# START OF Material supplied

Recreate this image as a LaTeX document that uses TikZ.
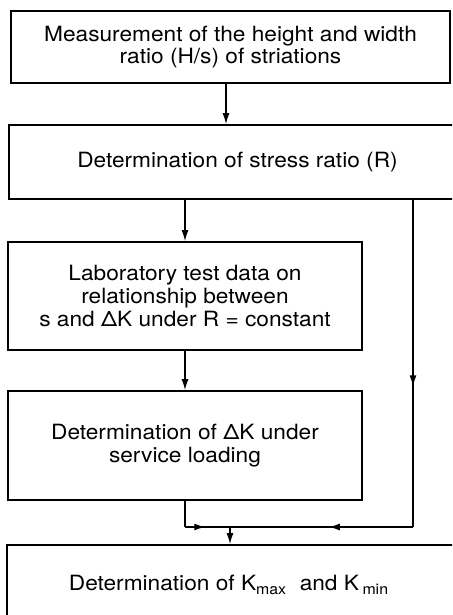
\documentclass[tikz,border=0pt]{standalone}
\usepackage{fontspec}
\setmainfont[FakeStretch=1.08]{TeX Gyre Heros}
\usetikzlibrary{arrows.meta,decorations.markings}
\begin{document}
\begin{tikzpicture}[x=0.5pt, y=-0.5pt,
        box/.style={draw, line width=0.9pt, align=center, inner sep=0pt, font=\fontsize{10.5}{11.4}\selectfont},
        link/.style={line width=0.7pt},
        arr/.style={link, -{Latex[length=5.5pt,width=3.5pt]}},
        midtip/.style={link, decoration={markings, mark=at position #1 with {\arrow{Latex[length=5.5pt,width=3.5pt]}}}, postaction={decorate}}]
        \useasboundingbox (0,0) rectangle (452,615);
        \clip (0,0) rectangle (452,615);
        % boxes
        \node [box, minimum width=219.5pt, minimum height=36pt] (meas) at (230.5,47) {Measurement of the height and width\\ratio (H/s) of striations};
        \node [box, minimum width=228.5pt, minimum height=37pt] (ratio) at (237.5,162) {Determination of stress ratio (R)};
        \node [box, minimum width=177pt, minimum height=54pt] (lab) at (185,296) {Laboratory test data on\\relationship between\\s and ΔK under R = constant};
        \node [box, minimum width=177pt, minimum height=54.5pt] (serv) at (185,445.5) {Determination of ΔK under\\service loading};
        \node [box, minimum width=229.5pt, minimum height=40pt] (kmax) at (236.5,585) {};
        \node [box, draw=none] (kmaxtext) at (229,585) {Determination of K\textsubscript{max} \ and K\,\textsubscript{min}};
        % connectors
        \coordinate (vmain) at (226,0);
        \coordinate (rtrunk) at (413,0);
        \coordinate (join) at (230,527);
        \draw [arr] (meas.south -| vmain) -- (ratio.north -| vmain);
        \draw [arr] (ratio.south -| lab.north) -- (lab.north);
        \draw [arr] (lab.south) -- (serv.north);
        \draw [midtip=0.57] (ratio.south -| rtrunk) -- (rtrunk |- join);
        \draw [midtip=0.46] (rtrunk |- join) -- (join);
        \draw [link] (serv.south) -- (serv.south |- join);
        \draw [midtip=0.45] (serv.south |- join) -- (join);
        \draw [arr] (join) -- (kmax.north -| join);
    \end{tikzpicture}
\end{document}
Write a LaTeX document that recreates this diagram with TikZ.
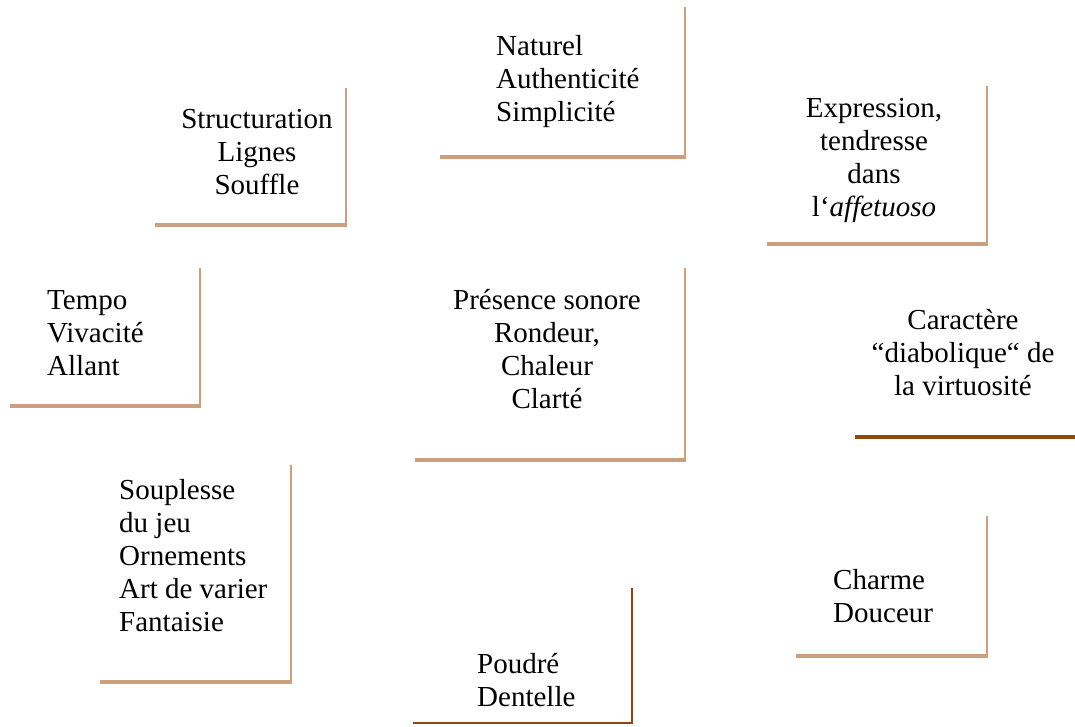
\documentclass[tikz,border=0pt]{standalone}
\usepackage{fontspec}
\setmainfont{Liberation Serif}
\definecolor{tan}{RGB}{204,160,126}
\definecolor{darkbrown}{RGB}{153,68,17}
\definecolor{thinbrown}{RGB}{140,70,25}
\tikzset{
  txt/.style={font=\fontsize{29}{33}\selectfont, inner sep=0pt, text=black},
  lefttxt/.style={txt, align=left, anchor=base west},
  midtxt/.style={txt, align=center, anchor=base},
  sideline/.style={draw=tan, line width=2pt},
  baseline/.style={draw=tan, line width=3.5pt},
  heavyline/.style={draw=darkbrown, line width=4pt},
  thinline/.style={draw=thinbrown, line width=1.3pt}
}
\begin{document}
\begin{tikzpicture}[x=1pt,y=-1pt]
\useasboundingbox (0,0) rectangle (1075,726);
% Naturel
\draw[sideline] (685,7) -- (685,158);
\draw[baseline] (440,157) -- (686,157);
\node[lefttxt] (nat) at (496,121) {Naturel\\Authenticité\\Simplicité};
% Structuration
\draw[sideline] (346,88) -- (346,226);
\draw[baseline] (155,225) -- (347,225);
\node[midtxt] (str) at (257,194) {Structuration\\Lignes\\Souffle};
% Expression
\draw[sideline] (987,86) -- (987,245);
\draw[baseline] (767,244) -- (988,244);
\node[midtxt] (exp) at (874,216) {Expression,\\tendresse\\dans\\l‘\textit{affetuoso}};
% Tempo
\draw[sideline] (200,268) -- (200,407);
\draw[baseline] (10,406) -- (201,406);
\node[lefttxt] (tem) at (47,375) {Tempo\\Vivacité\\Allant};
% Presence
\draw[sideline] (685,268) -- (685,461);
\draw[baseline] (415,460) -- (686,460);
\node[midtxt] (pre) at (547,408) {Présence sonore\\Rondeur,\\Chaleur\\Clarté};
% Caractere
\draw[heavyline] (855,437) -- (1075,437);
\node[midtxt] (car) at (963,395) {Caractère\\“diabolique“ de\\la virtuosité};
% Souplesse
\draw[sideline] (291,465) -- (291,683);
\draw[baseline] (100,682) -- (292,682);
\node[lefttxt] (sou) at (119,631) {Souplesse\\du jeu\\Ornements\\Art de varier\\Fantaisie};
% Charme
\draw[sideline] (987,516) -- (987,657);
\draw[baseline] (796,656) -- (988,656);
\node[lefttxt] (cha) at (833,622) {Charme\\Douceur};
% Poudre
\draw[thinline] (632,588) -- (632,724);
\draw[thinline] (413,723) -- (633,723);
\node[lefttxt] (pou) at (477,706) {Poudré\\Dentelle};
\end{tikzpicture}
\end{document}
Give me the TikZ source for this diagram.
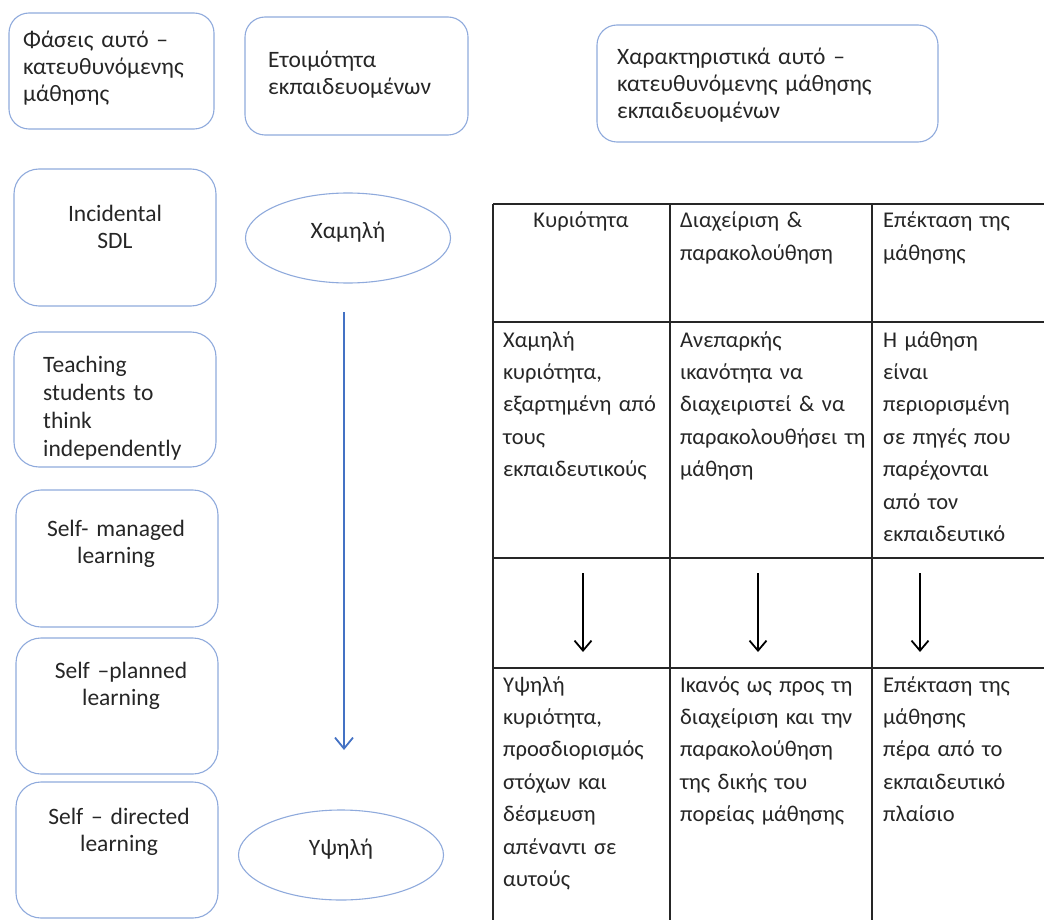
\documentclass[tikz,border=0pt]{standalone}
\usepackage{fontspec}
\setmainfont{Carlito}[WordSpace=0.75]
\usetikzlibrary{shapes.geometric,arrows.meta}
\definecolor{boxblue}{HTML}{8FAADC}
\definecolor{arrowblue}{HTML}{4472C4}
\definecolor{inkgray}{HTML}{262626}
\tikzset{
  phasebox/.style={draw=boxblue, line width=1.1pt, rounded corners=20pt, inner sep=0pt},
  levelbox/.style={ellipse, draw=boxblue, line width=1.1pt, inner sep=0pt,
    minimum width=205pt, minimum height=90pt, text height=10pt, text depth=10pt,
    font=\fontsize{23.5}{27}\selectfont, text=inkgray},
  lefttext/.style={anchor=base west, inner sep=0pt, align=left, text width=#1,
    font=\fontsize{23.5}{27}\selectfont, text=inkgray},
  midtext/.style={anchor=base, inner sep=0pt, align=center, text width=#1,
    font=\fontsize{23.5}{27}\selectfont, text=inkgray},
  celltext/.style={anchor=base west, inner sep=0pt, align=left, text width=#1,
    font=\fontsize{22.5}{32.4}\selectfont, text=inkgray},
  tabline/.style={draw=black!85, line width=1.3pt},
  cellarrow/.style={draw=black, line width=1.8pt, -{Straight Barb[length=10pt,width=17pt,line width=1.8pt]}},
  levelarrow/.style={draw=arrowblue, line width=1.8pt, -{Straight Barb[length=11pt,width=18pt,line width=1.8pt]}},
}
\begin{document}
\begin{tikzpicture}[x=1pt, y=-1pt]
  \useasboundingbox (0,0) rectangle (1044,920);

  \begin{scope}[every node/.style=phasebox]
    \node[minimum width=205pt, minimum height=116pt] (phases) at (111.5,71)  {};
    \node[minimum width=223pt, minimum height=118pt] (ready)  at (356.5,76)  {};
    \node[minimum width=341pt, minimum height=117pt] (traits) at (767.5,83.5) {};
    \node[minimum width=202pt, minimum height=137pt, rounded corners=25pt] (incid)  at (115,237.5) {};
    \node[minimum width=202pt, minimum height=135pt, rounded corners=25pt] (teach)  at (115,399.5) {};
    \node[minimum width=202pt, minimum height=137pt, rounded corners=25pt] (manag)  at (117,558.5) {};
    \node[minimum width=202pt, minimum height=136pt, rounded corners=25pt] (plann)  at (117,706)   {};
    \node[minimum width=202pt, minimum height=136pt, rounded corners=25pt] (direc)  at (117,850)   {};
  \end{scope}

  \node[lefttext=190pt] (phasestxt) at (23,48)  {Φάσεις αυτό –\\κατευθυνόμενης\\μάθησης};
  \node[lefttext=190pt] (readytxt)  at (268,68) {Ετοιμότητα\\εκπαιδευομένων};
  \node[lefttext=315pt] (traitstxt) at (617,65) {Χαρακτηριστικά αυτό –\\κατευθυνόμενης μάθησης\\εκπαιδευομένων};
  \node[midtext=190pt]  (incidtxt)  at (115,222) {Incidental\\SDL};
  \node[lefttext=180pt, font=\fontsize{23.5}{28}\selectfont] (teachtxt) at (43,372)
    {Teaching\\students to\\think\\independently};
  \node[midtext=190pt]  (managtxt)  at (116,536) {Self- managed\\learning};
  \node[midtext=190pt]  (planntxt)  at (121,678) {Self –planned\\learning};
  \node[midtext=190pt]  (directxt)  at (119,824) {Self – directed\\learning};

  \node[levelbox] (low)  at (348,238) {Χαμηλή};
  \node[levelbox] (high) at (341,855) {Υψηλή};

  \coordinate (lvlstart) at (344,312);
  \coordinate (lvlend)   at (344,750);
  \draw[levelarrow] (lvlstart) -- (lvlend);

  % table
  \foreach \y in {204,322,558,668}
    \draw[tabline] (493,\y) -- (1044,\y);
  \foreach \x in {493,670,872}
    \draw[tabline] (\x,204) -- (\x,920);

  \node[midtext=170pt, font=\fontsize{22.5}{32.4}\selectfont] (ownhead) at (581,228) {Κυριότητα};
  \node[celltext=190pt] (manhead) at (680,228) {Διαχείριση \&\\παρακολούθηση};
  \node[celltext=165pt] (exthead) at (883,228) {Επέκταση της\\μάθησης};

  \node[celltext=165pt] (ownlow) at (503,347)
    {Χαμηλή\\κυριότητα,\\εξαρτημένη από\\τους\\εκπαιδευτικούς};
  \node[celltext=195pt] (manlow) at (680,347)
    {Ανεπαρκής\\ικανότητα να\\διαχειριστεί \& να\\παρακολουθήσει τη\\μάθηση};
  \node[celltext=165pt] (extlow) at (883,347)
    {Η μάθηση\\είναι\\περιορισμένη\\σε πηγές που\\παρέχονται\\από τον\\εκπαιδευτικό};

  \coordinate (ownfrom) at (583,573);  \coordinate (ownto) at (583,652);
  \coordinate (manfrom) at (758,573);  \coordinate (manto) at (758,652);
  \coordinate (extfrom) at (920,573);  \coordinate (extto) at (920,652);
  \draw[cellarrow] (ownfrom) -- (ownto);
  \draw[cellarrow] (manfrom) -- (manto);
  \draw[cellarrow] (extfrom) -- (extto);

  \node[celltext=165pt] (ownhigh) at (503,692)
    {Υψηλή\\κυριότητα,\\προσδιορισμός\\στόχων και\\δέσμευση\\απέναντι σε\\αυτούς};
  \node[celltext=195pt] (manhigh) at (680,692)
    {Ικανός ως προς τη\\διαχείριση και την\\παρακολούθηση\\της δικής του\\πορείας μάθησης};
  \node[celltext=165pt] (exthigh) at (883,692)
    {Επέκταση της\\μάθησης\\πέρα από το\\εκπαιδευτικό\\πλαίσιο};
\end{tikzpicture}
\end{document}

# END OF Material supplied

▶ Required task: Scan the records for the string "that". Copy each line in which it appears.

▶ Task result:
Recreate this image as a LaTeX document that uses TikZ.
Write a LaTeX document that recreates this diagram with TikZ.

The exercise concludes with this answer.